We'd like to deduce that $X$ is constant a.s.; namely  that there is an element $s\in\mathcal S$ such that $\Bbb P(X=s)=1$. One thing we need to know is that $\mathcal S$ has enough elements to distinguish between points in $S$, so let's assume that the atoms of $\mathcal S$ are the points of $S$: If $y,y'$ are points of $S$ such that $1_B(y)=1_B(y')$ for all $B\in\mathcal S$, then $y=y'$. Let's also assume that $\mathcal S$ is countably generated: there is a sequence $\mathcal B=\{B_n\}$ of elements of $\mathcal S$ such that $\mathcal S=\sigma(B_n:n\in\Bbb N)$. This ensures that the atoms of $\mathcal S$ are $\mathcal S$-measurable: for each $y\in S$, $\{y\}=\cap\{B: B\in\mathcal B: y\in B\}\cap\{B^c: B\in\mathcal B, y\notin B_n\}\in\mathcal S$. 

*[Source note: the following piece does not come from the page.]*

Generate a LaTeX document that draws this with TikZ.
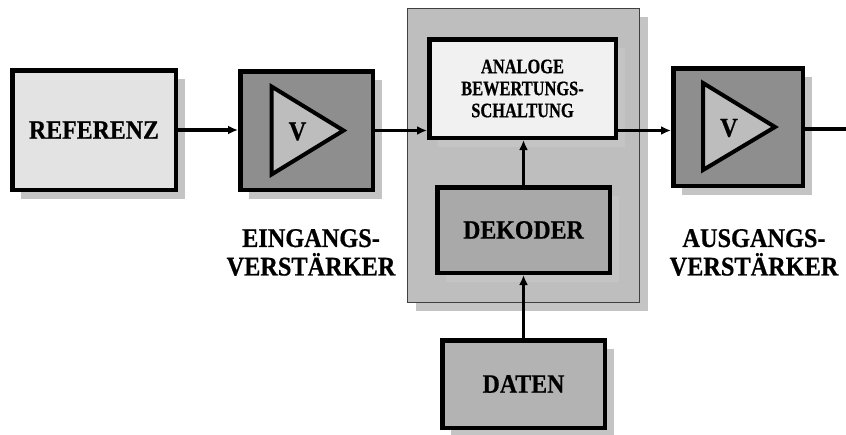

Because $X$ is $\mathcal T/\mathcal S$-measurable, and $\mathcal T$ is trivial,
$$
\Bbb P(X\in B)=0\hbox{ or }1,\qquad\forall B\in\mathcal B.
$$
Let $\mathcal B_0:=\{B\in\mathcal B:\Bbb P(X\in B)=0\}$ and $\mathcal B_1:=\{B\in\mathcal B:\Bbb P(X\in B)=1\}$. These are countable collections, so the intersection 
$$
C:=\left(\cap\{B^c:B\in\mathcal B_0\}\right) \cap \left(\cap\{B:B\in\mathcal B_1\}\right)
$$
 is an element of $\mathcal S$ with $\Bbb P(C)=1$. Also, $\mathcal C$ is a singleton, by the preceding discussion.
Thus, $C=\{s\}$ for some $s\in S$, and $\Bbb P(X=s)=1$.